I've begun the new year with the intent to spend all of my personal Bible reflection in the Gospel of Luke. Having spent all of last year in the Story of the Patriarchs (see Parked in the Story of the Patriarchs), I have been longing to return to the Jesus Story, the best story of all stories. So, this past Monday I opened to the third gospel and read the lines I quoted above. In the times before when I've read Luke's account, I've glossed right over these verses, a sort of “blah, blah, blah, yes, yes, I see” kinda gloss. But right away I was struck by something he wrote: it's the claim he's making to those who read his book seriously. He tells me (and any one who else who may be listening) that if I read this treatise carefully it will change me.
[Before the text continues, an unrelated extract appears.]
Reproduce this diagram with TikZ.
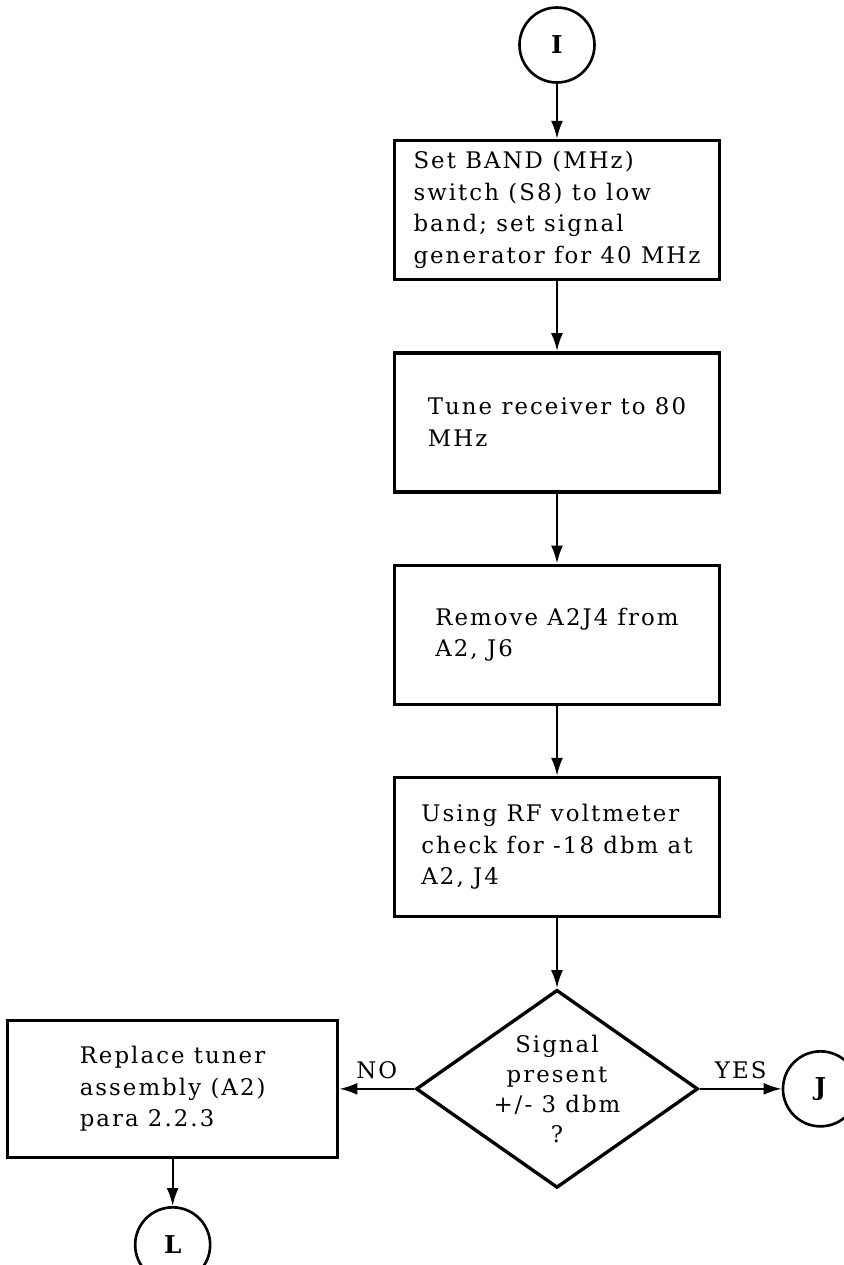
\documentclass[tikz,border=0pt]{standalone}
\usepackage{fontspec}
\setmainfont{DejaVu Serif}[LetterSpace=9]
\usepackage{tikz}
\usetikzlibrary{arrows.meta,positioning,shapes.geometric}

\begin{document}
\begin{tikzpicture}[
  font=\fontsize{13}{18}\selectfont,
  node distance=1.4cm,
  box/.style={rectangle, draw, line width=1.9pt, align=left,
              minimum width=6.5cm, minimum height=2.78cm, inner sep=2pt},
  conn/.style={circle, draw, line width=1.5pt, minimum size=1.5cm,
               inner sep=0pt, font=\fontsize{14}{15}\selectfont\bfseries},
  dec/.style={diamond, draw, line width=1.9pt, align=center, aspect=1.42,
              inner sep=0pt, minimum width=5.64cm, minimum height=3.96cm,
              font=\fontsize{13}{17}\selectfont},
  arr/.style={-{Latex[length=3.6mm,width=2.4mm]}, line width=1.3pt}
]
\useasboundingbox (0,0) rectangle (16.88,-25.3);
\node[conn] (ci) at (11.14,-0.9) {I};
\node[box, below=1.1cm of ci] (setband) {Set BAND (MHz)\\switch (S8) to low\\band; set signal\\generator for 40 MHz};
\node[box, below=of setband] (tune) {Tune receiver to 80\\MHz};
\node[box, below=of tune] (remove) {Remove A2J4 from\\A2, J6};
\node[box, below=of remove] (check) {Using RF voltmeter\\check for -18 dbm at\\A2, J4};
\node[dec, below=of check] (signal) {Signal\\present\\+/- 3 dbm\\?};
\node[box, minimum width=6.6cm, minimum height=2.74cm, left=1.5cm of signal] (replace) {Replace tuner\\assembly (A2)\\para 2.2.3};
\node[conn, right=1.64cm of signal] (cj) {J};
\node[conn, below=0.94cm of replace] (cl) {L};
\draw[arr] (ci) -- (setband);
\draw[arr] (setband) -- (tune);
\draw[arr] (tune) -- (remove);
\draw[arr] (remove) -- (check);
\draw[arr] (check) -- (signal);
\draw[arr] (signal.west) -- node[above=2pt] (no) {NO} (replace.east);
\draw[arr] (signal.east) -- node[above=2pt] (yes) {YES} (cj.west);
\draw[arr] (replace) -- (cl);
\end{tikzpicture}
\end{document}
As I reflected upon that, I immediately imagined myself at some future book-signing event at long last a published author. People are standing courteously in line in hopes to have my signature inside the cover of their copy. They gush, “I really loved your book” and I somewhat embarrassingly respond, “Gee, thanks. I'm glad you did” or as they walk away with my latest edition in hand I wish them well and say, “Hope you like it.” But if that day ever comes I can't imagine ever writing something so good that I would have the audacity to say, “Hey, read this book, man. It'll change your life.” But that's just exactly what Luke has told me – that if I read his words carefully I will be strengthened in the things I already know about Jesus. That's quite a claim for any man to make, let alone someone who's imploring you to read his book. Read this so you can know beyond the shadow of a doubt the reliability of what you were taught (Msg).
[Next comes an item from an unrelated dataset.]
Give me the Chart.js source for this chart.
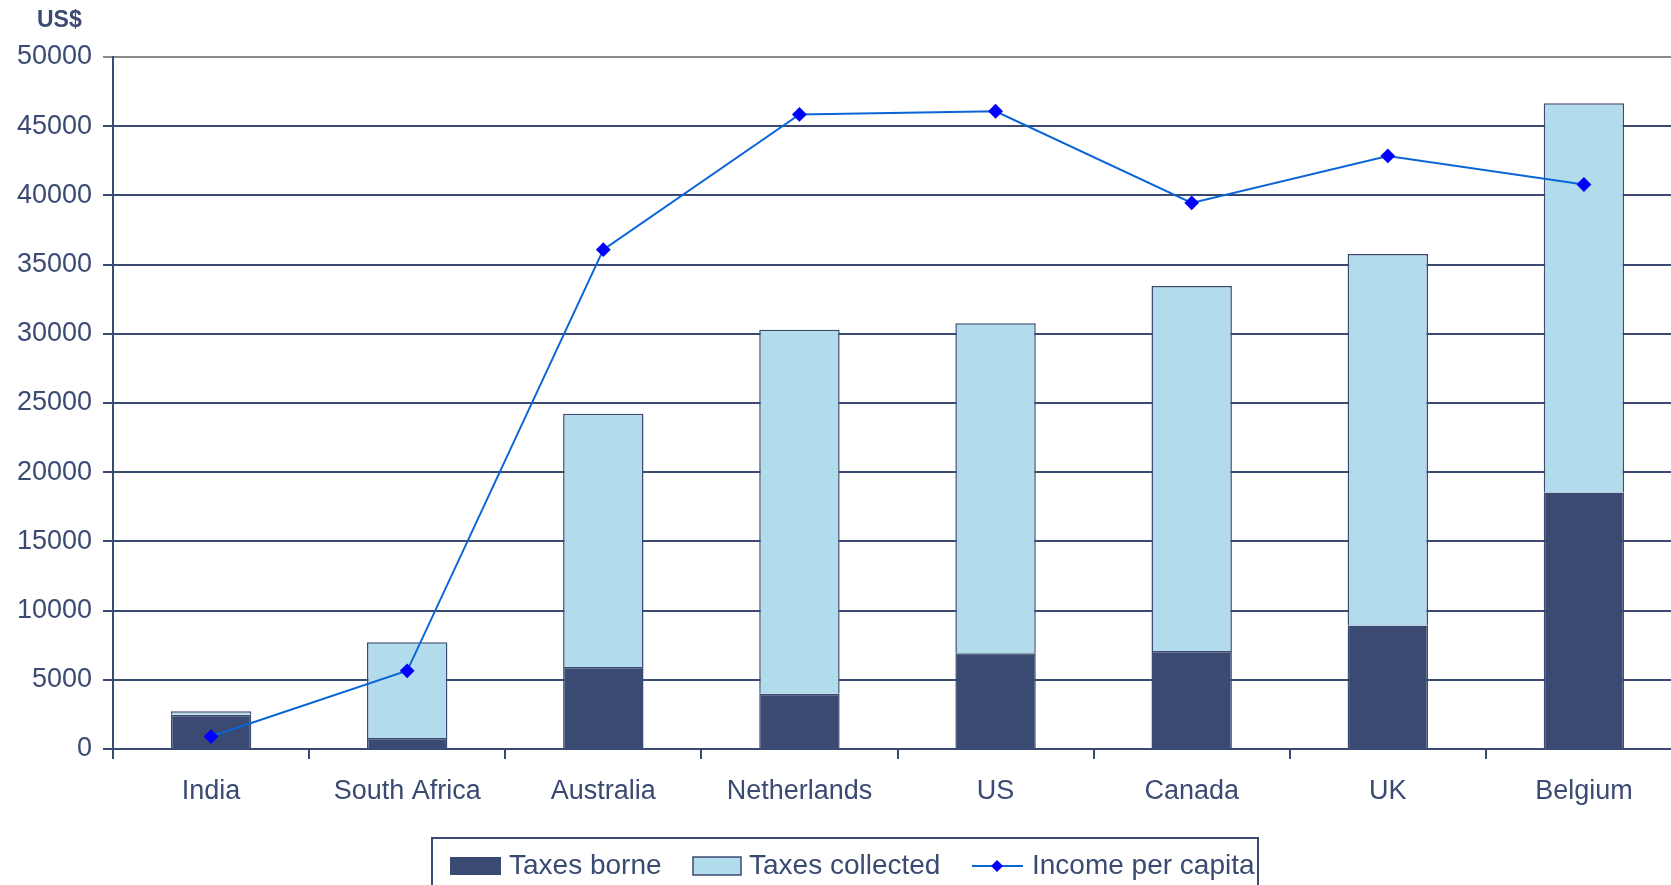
<!DOCTYPE html>
<html>
<head>
<meta charset="utf-8">
<script src="https://cdn.jsdelivr.net/npm/chart.js@4"></script>
<style>
  html, body { margin: 0; padding: 0; background: #fff; overflow: hidden; }
  /* the original plot runs a little past the right edge of the picture */
  #wrap { width: 1682px; height: 885px; position: relative; }
</style>
</head>
<body>
<div id="wrap"><canvas id="taxChart"></canvas></div>
<script>
const NAVY = '#3b4a72';
const LIGHT = '#b2dbec';
const LINE_BLUE = '#0a66d6';
const MARKER = '#0000ff';
const FONT = "'Liberation Sans', Arial, sans-serif";

const countries = ['India', 'South Africa', 'Australia', 'Netherlands', 'US', 'Canada', 'UK', 'Belgium'];
const taxesBorne = [2480, 800, 5920, 4000, 6920, 7080, 8920, 18540];
const taxesCollected = [240, 6910, 18310, 26300, 23850, 26380, 26850, 28110];
const incomePerCapita = [900, 5650, 36080, 45850, 46080, 39460, 42850, 40790];

// Boxed legend at the bottom, drawn by hand to match the original style
const boxedLegend = {
    id: 'boxedLegend',
    afterDraw(chart) {
        const ctx = chart.ctx;
        const ds = chart.data.datasets;
        ctx.save();
        ctx.strokeStyle = NAVY;
        ctx.lineWidth = 2;
        ctx.strokeRect(432, 838, 826, 60);

        ctx.font = '28px ' + FONT;
        ctx.fillStyle = NAVY;
        ctx.textBaseline = 'middle';
        const cy = 866;

        // Taxes borne
        ctx.fillStyle = ds[1].backgroundColor;
        ctx.fillRect(450, cy - 9, 51, 18);
        ctx.fillStyle = NAVY;
        ctx.fillText(ds[1].label, 509, cy);

        // Taxes collected
        ctx.fillStyle = ds[2].backgroundColor;
        ctx.fillRect(693, cy - 9, 48, 18);
        ctx.strokeStyle = NAVY;
        ctx.lineWidth = 1.5;
        ctx.strokeRect(693, cy - 9, 48, 18);
        ctx.fillStyle = NAVY;
        ctx.fillText(ds[2].label, 749, cy);

        // Income per capita
        ctx.strokeStyle = ds[0].borderColor;
        ctx.lineWidth = 2;
        ctx.beginPath();
        ctx.moveTo(972, cy);
        ctx.lineTo(1023, cy);
        ctx.stroke();
        ctx.fillStyle = MARKER;
        ctx.beginPath();
        ctx.moveTo(997, cy - 6);
        ctx.lineTo(1003, cy);
        ctx.lineTo(997, cy + 6);
        ctx.lineTo(991, cy);
        ctx.closePath();
        ctx.fill();
        ctx.fillStyle = NAVY;
        ctx.fillText(ds[0].label, 1032, cy);

        // Axis unit
        ctx.font = 'bold 23px ' + FONT;
        ctx.textBaseline = 'middle';
        ctx.fillText('US$', 37, 21);
        ctx.restore();
    }
};

const ctx = document.getElementById('taxChart').getContext('2d');
new Chart(ctx, {
    type: 'bar',
    data: {
        labels: countries,
        datasets: [
            {
                type: 'line',
                label: 'Income per capita',
                data: incomePerCapita,
                stack: 'income',
                borderColor: LINE_BLUE,
                borderWidth: 2,
                backgroundColor: MARKER,
                pointStyle: 'rectRot',
                pointRadius: 6,
                pointBackgroundColor: MARKER,
                pointBorderColor: MARKER,
                tension: 0,
                order: 0
            },
            {
                label: 'Taxes borne',
                data: taxesBorne,
                stack: 'tax',
                backgroundColor: NAVY,
                borderColor: NAVY,
                borderWidth: 1.5,
                order: 1
            },
            {
                label: 'Taxes collected',
                data: taxesCollected,
                stack: 'tax',
                backgroundColor: LIGHT,
                borderColor: NAVY,
                borderWidth: 1.5,
                order: 1
            }
        ]
    },
    options: {
        responsive: true,
        maintainAspectRatio: false,
        animation: false,
        layout: { autoPadding: false, padding: { top: 57, left: 0, right: 0, bottom: 0 } },
        datasets: {
            bar: { categoryPercentage: 1, barPercentage: 0.41 }
        },
        plugins: {
            legend: { display: false },
            tooltip: { enabled: false }
        },
        scales: {
            x: {
                stacked: true,
                grid: {
                    offset: true,
                    drawOnChartArea: false,
                    color: NAVY,
                    lineWidth: 2,
                    tickLength: 10
                },
                border: { color: NAVY, width: 2 },
                ticks: {
                    color: NAVY,
                    padding: 16,
                    font: { family: FONT, size: 27 }
                },
                afterFit(scale) {
                    scale.height = 136;
                }
            },
            y: {
                stacked: true,
                min: 0,
                max: 50000,
                ticks: {
                    stepSize: 5000,
                    color: NAVY,
                    padding: 11,
                    font: { family: FONT, size: 27 },
                    callback: v => String(v)
                },
                grid: {
                    color: c => (c.tick && c.tick.value === 50000) ? '#8a8a8a' : NAVY,
                    lineWidth: 2,
                    tickLength: 10
                },
                border: { color: NAVY, width: 2 },
                afterFit(scale) { scale.width = 113; }
            }
        }
    },
    plugins: [boxedLegend]
});
</script>
</body>
</html>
Not being the scholarly type but having read a few things by those who are, it is not just happenstance that the word “certainty” is at the end of the long sentence that makes up verses 3-4. It's Luke's way of underlining the point he is so emphatic about:

I have written all this, Theophilus, so that you may be sure”...my Gospel, says Luke, will offer you certainty. And in saying this he grasps...another twentieth-century nettle. For the word is asphaleia, which might be translated “infallibility” - a concept around which long warfare has been waged. Without apology Luke claims it for his Gospel, and its real meaning becomes plain. Read what I have written, he says, and you will see the facts on which Christianity is based; and you will find there something firm and solid and absolutely trustworthy, a sure foundation for faith.
The Message of Luke by Michael Wilcock, pp. 30-31

Who makes such a claim like that? Someone who is either a selfishly motivated promoter or a true believer who after “carefully investigating everything from the beginning” (v. 3) is fully persuaded that if I do the same as he I, too, will be persuaded about what I already believe about Jesus. It's a reminder to me long catechized in the faith that I cannot read this account at arm's length. I like what Michael Card has to say about the identity of Theophilus:

[while] we can never be sure of the identity of the mysterious Theophilus [his name means
“lover of God”]...that is not, strictly speaking, true either. He is you. He is me. For we have received some initial instruction on Jesus' life and ministry. We need to know with more certainty the truth of what we have heard. And you would not be holding Luke's book in your hands if you weren't in some sense a “lover of God,” or at least someone who longed to become one.
Luke: The Gospel of Amazement by Michael Card, p. 34

So I plan to read Luke's account with that intent – as a lover of God who aspires to love him more and know him better. May the Teacher of hearts instruct mine as I hear the Story all over again.